▸ WHAT TO PRODUCE
Copy out the whole listing exactly as written, leaving the pictures behind.

<<<<

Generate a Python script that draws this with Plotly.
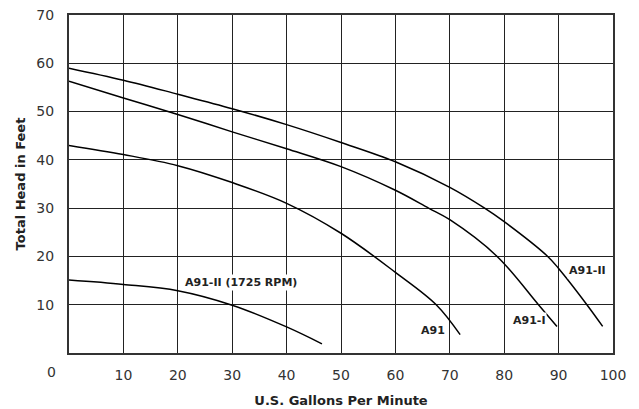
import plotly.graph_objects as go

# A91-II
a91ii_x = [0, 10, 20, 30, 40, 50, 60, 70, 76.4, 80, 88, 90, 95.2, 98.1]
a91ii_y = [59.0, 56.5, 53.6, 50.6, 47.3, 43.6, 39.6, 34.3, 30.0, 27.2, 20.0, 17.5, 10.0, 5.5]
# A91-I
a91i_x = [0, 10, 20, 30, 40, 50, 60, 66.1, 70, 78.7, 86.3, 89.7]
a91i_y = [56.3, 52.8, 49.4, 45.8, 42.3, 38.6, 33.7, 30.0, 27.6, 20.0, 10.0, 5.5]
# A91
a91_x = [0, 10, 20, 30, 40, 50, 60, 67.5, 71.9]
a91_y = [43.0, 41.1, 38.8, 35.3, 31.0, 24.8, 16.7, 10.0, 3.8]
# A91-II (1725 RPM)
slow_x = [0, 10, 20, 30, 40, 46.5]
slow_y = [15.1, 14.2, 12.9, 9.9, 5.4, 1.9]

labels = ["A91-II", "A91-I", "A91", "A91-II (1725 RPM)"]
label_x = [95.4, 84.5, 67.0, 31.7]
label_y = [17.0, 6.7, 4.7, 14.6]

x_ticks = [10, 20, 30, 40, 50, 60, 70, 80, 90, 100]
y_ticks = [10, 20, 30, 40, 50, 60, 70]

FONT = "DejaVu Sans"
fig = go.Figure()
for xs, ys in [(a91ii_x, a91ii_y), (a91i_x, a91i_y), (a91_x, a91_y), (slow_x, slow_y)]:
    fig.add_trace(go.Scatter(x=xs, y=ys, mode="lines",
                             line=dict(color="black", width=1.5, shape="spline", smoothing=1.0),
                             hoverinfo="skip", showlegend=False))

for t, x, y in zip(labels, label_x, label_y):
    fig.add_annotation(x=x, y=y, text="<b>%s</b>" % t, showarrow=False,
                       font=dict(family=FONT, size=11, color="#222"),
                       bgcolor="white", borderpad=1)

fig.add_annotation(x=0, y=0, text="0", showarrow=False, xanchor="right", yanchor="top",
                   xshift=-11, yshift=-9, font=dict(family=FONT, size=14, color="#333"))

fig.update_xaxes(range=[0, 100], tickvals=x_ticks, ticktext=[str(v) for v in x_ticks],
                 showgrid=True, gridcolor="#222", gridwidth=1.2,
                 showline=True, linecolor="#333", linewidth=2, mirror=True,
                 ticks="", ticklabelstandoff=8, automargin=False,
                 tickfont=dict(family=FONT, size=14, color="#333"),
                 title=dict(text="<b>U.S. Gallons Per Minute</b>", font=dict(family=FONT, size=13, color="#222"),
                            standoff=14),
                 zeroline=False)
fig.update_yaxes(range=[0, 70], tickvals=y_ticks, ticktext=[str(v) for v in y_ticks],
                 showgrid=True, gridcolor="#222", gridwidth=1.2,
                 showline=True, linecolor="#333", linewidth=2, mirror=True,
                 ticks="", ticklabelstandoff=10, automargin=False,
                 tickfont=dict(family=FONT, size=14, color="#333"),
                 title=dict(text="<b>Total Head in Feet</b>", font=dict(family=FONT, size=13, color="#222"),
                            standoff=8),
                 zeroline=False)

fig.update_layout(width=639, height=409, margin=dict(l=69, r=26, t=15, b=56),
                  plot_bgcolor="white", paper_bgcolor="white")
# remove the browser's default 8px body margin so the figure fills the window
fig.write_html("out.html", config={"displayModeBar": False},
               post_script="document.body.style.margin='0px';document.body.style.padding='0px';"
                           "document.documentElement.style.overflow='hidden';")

>>>>

▸ THE ANSWER
Generate a Python script that draws this with Plotly.
import plotly.graph_objects as go

# A91-II
a91ii_x = [0, 10, 20, 30, 40, 50, 60, 70, 76.4, 80, 88, 90, 95.2, 98.1]
a91ii_y = [59.0, 56.5, 53.6, 50.6, 47.3, 43.6, 39.6, 34.3, 30.0, 27.2, 20.0, 17.5, 10.0, 5.5]
# A91-I
a91i_x = [0, 10, 20, 30, 40, 50, 60, 66.1, 70, 78.7, 86.3, 89.7]
a91i_y = [56.3, 52.8, 49.4, 45.8, 42.3, 38.6, 33.7, 30.0, 27.6, 20.0, 10.0, 5.5]
# A91
a91_x = [0, 10, 20, 30, 40, 50, 60, 67.5, 71.9]
a91_y = [43.0, 41.1, 38.8, 35.3, 31.0, 24.8, 16.7, 10.0, 3.8]
# A91-II (1725 RPM)
slow_x = [0, 10, 20, 30, 40, 46.5]
slow_y = [15.1, 14.2, 12.9, 9.9, 5.4, 1.9]

labels = ["A91-II", "A91-I", "A91", "A91-II (1725 RPM)"]
label_x = [95.4, 84.5, 67.0, 31.7]
label_y = [17.0, 6.7, 4.7, 14.6]

x_ticks = [10, 20, 30, 40, 50, 60, 70, 80, 90, 100]
y_ticks = [10, 20, 30, 40, 50, 60, 70]

FONT = "DejaVu Sans"
fig = go.Figure()
for xs, ys in [(a91ii_x, a91ii_y), (a91i_x, a91i_y), (a91_x, a91_y), (slow_x, slow_y)]:
    fig.add_trace(go.Scatter(x=xs, y=ys, mode="lines",
                             line=dict(color="black", width=1.5, shape="spline", smoothing=1.0),
                             hoverinfo="skip", showlegend=False))

for t, x, y in zip(labels, label_x, label_y):
    fig.add_annotation(x=x, y=y, text="<b>%s</b>" % t, showarrow=False,
                       font=dict(family=FONT, size=11, color="#222"),
                       bgcolor="white", borderpad=1)

fig.add_annotation(x=0, y=0, text="0", showarrow=False, xanchor="right", yanchor="top",
                   xshift=-11, yshift=-9, font=dict(family=FONT, size=14, color="#333"))

fig.update_xaxes(range=[0, 100], tickvals=x_ticks, ticktext=[str(v) for v in x_ticks],
                 showgrid=True, gridcolor="#222", gridwidth=1.2,
                 showline=True, linecolor="#333", linewidth=2, mirror=True,
                 ticks="", ticklabelstandoff=8, automargin=False,
                 tickfont=dict(family=FONT, size=14, color="#333"),
                 title=dict(text="<b>U.S. Gallons Per Minute</b>", font=dict(family=FONT, size=13, color="#222"),
                            standoff=14),
                 zeroline=False)
fig.update_yaxes(range=[0, 70], tickvals=y_ticks, ticktext=[str(v) for v in y_ticks],
                 showgrid=True, gridcolor="#222", gridwidth=1.2,
                 showline=True, linecolor="#333", linewidth=2, mirror=True,
                 ticks="", ticklabelstandoff=10, automargin=False,
                 tickfont=dict(family=FONT, size=14, color="#333"),
                 title=dict(text="<b>Total Head in Feet</b>", font=dict(family=FONT, size=13, color="#222"),
                            standoff=8),
                 zeroline=False)

fig.update_layout(width=639, height=409, margin=dict(l=69, r=26, t=15, b=56),
                  plot_bgcolor="white", paper_bgcolor="white")
# remove the browser's default 8px body margin so the figure fills the window
fig.write_html("out.html", config={"displayModeBar": False},
               post_script="document.body.style.margin='0px';document.body.style.padding='0px';"
                           "document.documentElement.style.overflow='hidden';")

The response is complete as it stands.